## What is expected
Type out the data exactly as given. Skip any image.

## Recorded information
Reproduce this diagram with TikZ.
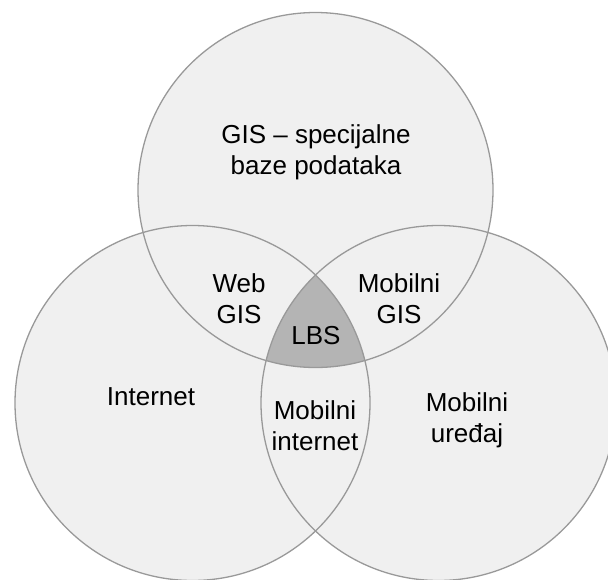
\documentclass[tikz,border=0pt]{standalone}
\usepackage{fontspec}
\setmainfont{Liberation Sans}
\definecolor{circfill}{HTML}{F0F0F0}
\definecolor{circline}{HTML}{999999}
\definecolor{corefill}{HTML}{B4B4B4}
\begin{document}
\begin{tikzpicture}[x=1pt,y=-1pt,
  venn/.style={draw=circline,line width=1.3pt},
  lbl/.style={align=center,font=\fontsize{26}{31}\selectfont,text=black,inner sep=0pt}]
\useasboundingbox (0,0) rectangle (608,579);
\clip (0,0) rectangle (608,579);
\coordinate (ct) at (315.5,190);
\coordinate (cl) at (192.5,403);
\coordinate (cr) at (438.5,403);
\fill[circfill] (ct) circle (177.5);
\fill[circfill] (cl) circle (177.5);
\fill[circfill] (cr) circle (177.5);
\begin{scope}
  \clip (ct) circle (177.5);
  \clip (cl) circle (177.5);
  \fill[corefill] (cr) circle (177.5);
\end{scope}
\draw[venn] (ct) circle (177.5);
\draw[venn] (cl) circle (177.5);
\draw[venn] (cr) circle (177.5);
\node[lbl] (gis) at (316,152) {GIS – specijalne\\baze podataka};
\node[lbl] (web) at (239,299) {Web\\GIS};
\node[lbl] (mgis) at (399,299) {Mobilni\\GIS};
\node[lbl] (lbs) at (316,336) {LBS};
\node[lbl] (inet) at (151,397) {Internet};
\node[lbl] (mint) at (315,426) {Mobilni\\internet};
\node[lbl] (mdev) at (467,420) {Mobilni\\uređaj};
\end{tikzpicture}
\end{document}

## Answer to this exercise
Reproduce this diagram with TikZ.
\documentclass[tikz,border=0pt]{standalone}
\usepackage{fontspec}
\setmainfont{Liberation Sans}
\definecolor{circfill}{HTML}{F0F0F0}
\definecolor{circline}{HTML}{999999}
\definecolor{corefill}{HTML}{B4B4B4}
\begin{document}
\begin{tikzpicture}[x=1pt,y=-1pt,
  venn/.style={draw=circline,line width=1.3pt},
  lbl/.style={align=center,font=\fontsize{26}{31}\selectfont,text=black,inner sep=0pt}]
\useasboundingbox (0,0) rectangle (608,579);
\clip (0,0) rectangle (608,579);
\coordinate (ct) at (315.5,190);
\coordinate (cl) at (192.5,403);
\coordinate (cr) at (438.5,403);
\fill[circfill] (ct) circle (177.5);
\fill[circfill] (cl) circle (177.5);
\fill[circfill] (cr) circle (177.5);
\begin{scope}
  \clip (ct) circle (177.5);
  \clip (cl) circle (177.5);
  \fill[corefill] (cr) circle (177.5);
\end{scope}
\draw[venn] (ct) circle (177.5);
\draw[venn] (cl) circle (177.5);
\draw[venn] (cr) circle (177.5);
\node[lbl] (gis) at (316,152) {GIS – specijalne\\baze podataka};
\node[lbl] (web) at (239,299) {Web\\GIS};
\node[lbl] (mgis) at (399,299) {Mobilni\\GIS};
\node[lbl] (lbs) at (316,336) {LBS};
\node[lbl] (inet) at (151,397) {Internet};
\node[lbl] (mint) at (315,426) {Mobilni\\internet};
\node[lbl] (mdev) at (467,420) {Mobilni\\uređaj};
\end{tikzpicture}
\end{document}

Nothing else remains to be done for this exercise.